DH is such a horrible nasty drunk

694 replies

AhoyMcCoy · 09/02/2014 00:57

DH is wonderful when he's sober. And lovely charming and funny before about 10 pints. But he will go out and drink close to 30 pints (genuinely) and he's so awful - really aggressive and nasty.

Last few weeks it's been the same thing, goes out says he will be home by X o clock. That time comes and goes, I hear nothing. 20+ missed calls/texts and he eventually comes home smashed. The next day is always the same- so contrite, promising it won't happen again. It's happened three times now in a month.
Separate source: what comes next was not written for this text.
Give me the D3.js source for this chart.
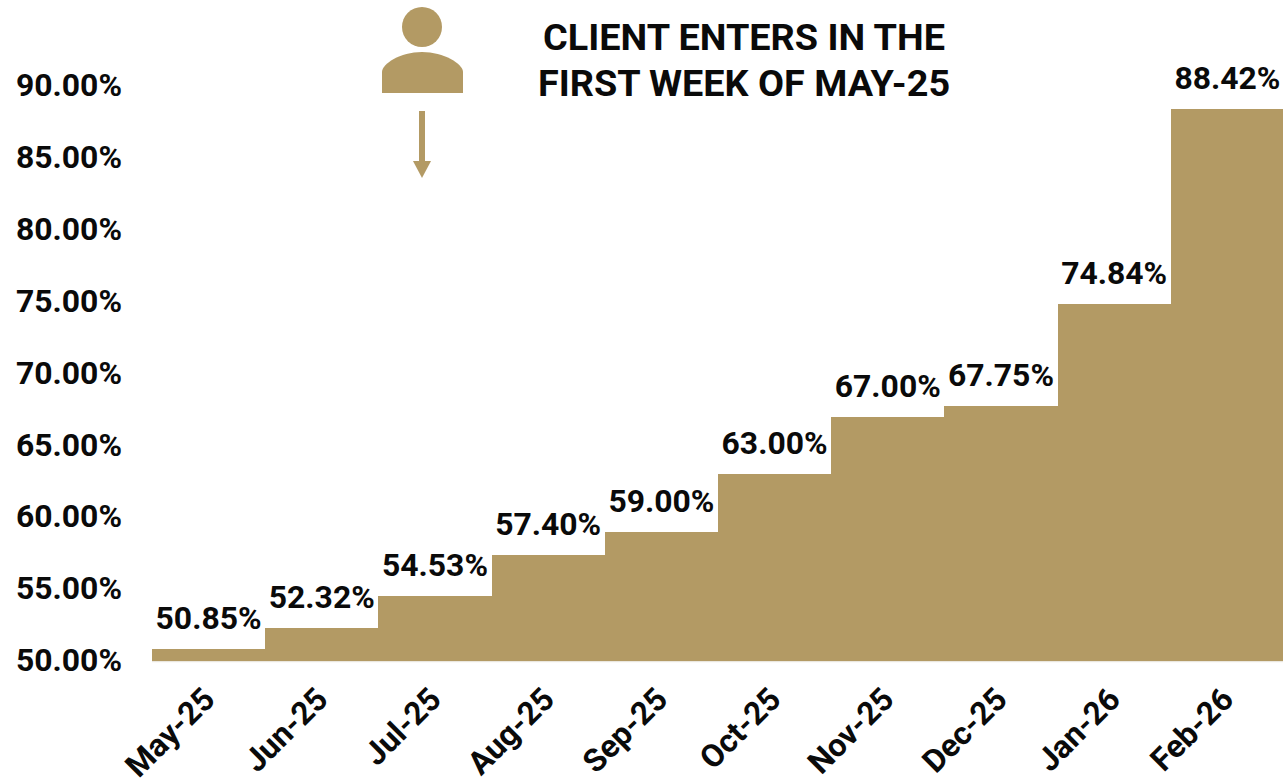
<!DOCTYPE html>
<html>
<head>
<meta charset="utf-8">
<script src="https://cdn.jsdelivr.net/npm/d3@7"></script>
<style>
  html, body { margin: 0; padding: 0; background: #fff; overflow: hidden; }
  text { font-family: Roboto, sans-serif; font-weight: 700; fill: #0a0a0a; }
</style>
</head>
<body>
<div id="chart"></div>
<script>
/* DATA */
const months = ["May-25","Jun-25","Jul-25","Aug-25","Sep-25","Oct-25","Nov-25","Dec-25","Jan-26","Feb-26"]
const rates = [50.85,52.32,54.53,57.40,59.00,63.00,67.00,67.75,74.84,88.42]
const yTicks = [50,55,60,65,70,75,80,85,90]
const titleLines = ["CLIENT ENTERS IN THE","FIRST WEEK OF MAY-25"]

/* CONSTANTS */
const width = 1283
const height = 783
const gold = "#b39a64"
const labelSize = "31.9px"

const svg = d3.select("#chart").append("svg")
  .attr("width", width)
  .attr("height", height)

// SCALES
const xScale = d3.scaleBand()
  .domain(months)
  .range([152, 1284])

const yScale = d3.scaleLinear()
  .domain([50, 90])
  .range([661.2, 86.3])

// BARS (no gaps, reads as a staircase)
svg.selectAll("rect.bar")
  .data(rates)
  .join("rect")
    .attr("class", "bar")
    .attr("x", (d, i) => xScale(months[i]))
    .attr("y", d => yScale(d))
    .attr("width", xScale.bandwidth() + 1)
    .attr("height", d => yScale(50) - yScale(d))
    .attr("fill", gold)
    .attr("shape-rendering", "crispEdges")

// baseline
svg.append("line")
  .attr("x1", 152).attr("x2", 1283)
  .attr("y1", yScale(50) + 0.5).attr("y2", yScale(50) + 0.5)
  .attr("stroke", "#e6e2d8")

// Y AXIS
const yAxis = d3.axisLeft(yScale)
  .tickValues(yTicks)
  .tickSize(0)
  .tickPadding(0)
  .tickFormat(d => d.toFixed(2) + "%")

svg.append("g")
  .attr("transform", "translate(122,-0.8)")
  .call(yAxis)
  .call(g => g.select(".domain").remove())
  .selectAll("text")
    .style("font-size", labelSize)

// X AXIS
const xAxis = d3.axisBottom(xScale).tickSize(0).tickPadding(0)

svg.append("g")
  .attr("transform", `translate(0,${yScale(50)})`)
  .call(xAxis)
  .call(g => g.select(".domain").remove())
  .selectAll("text")
    .attr("dy", null)
    .attr("y", null)
    .attr("text-anchor", "end")
    .attr("transform", "translate(8,40) rotate(-45)")
    .style("font-size", labelSize)

// VALUE LABELS
svg.selectAll("text.val")
  .data(rates)
  .join("text")
    .attr("class", "val")
    .attr("x", (d, i) => xScale(months[i]) + xScale.bandwidth() / 2)
    .attr("y", d => yScale(d) - 20)
    .attr("text-anchor", "middle")
    .style("font-size", labelSize)
    .text(d => d.toFixed(2) + "%")

// TITLE
svg.selectAll("text.title")
  .data(titleLines)
  .join("text")
    .attr("class", "title")
    .attr("x", 744)
    .attr("y", (d, i) => 50 + i * 46)
    .attr("text-anchor", "middle")
    .style("font-size", "37.8px")
    .text(d => d)

// person icon + arrow
const icon = svg.append("g").attr("fill", gold)
icon.append("circle").attr("cx", 422).attr("cy", 27).attr("r", 20)
icon.append("path").attr("d", "M382,93 V72 C382,64 400,52 422,52 C444,52 463,64 463,72 V93 Z")
icon.append("rect").attr("x", 419).attr("y", 111).attr("width", 6).attr("height", 51)
icon.append("path").attr("d", "M413,161 H431 L422,178 Z")
</script>
</body>
</html>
It's not the drinking I have a problem with as much as the lack of contact. He will literally ignore his phone all night and I worry. He's promised a billion times he'll stay in touch from now on.

I'm 5 months pregnant (DC1) and tonight was my first night out with the girls since I found out. Had a lovely night and left them all at midnight to get a cab home. As soon as the cab drove off, I realised I didn't have my keys. DH had been out since 7, and hadn't text me once (despite the hourly reminders he had set on his phone to make sure he did, after I'd explained how much it bothered me). Got hold of some friends who were with him, and he got a cab home. I was sitting on the doorstep shivering and he didn't even look at me. Just opened the door, turned round and got back in his cab.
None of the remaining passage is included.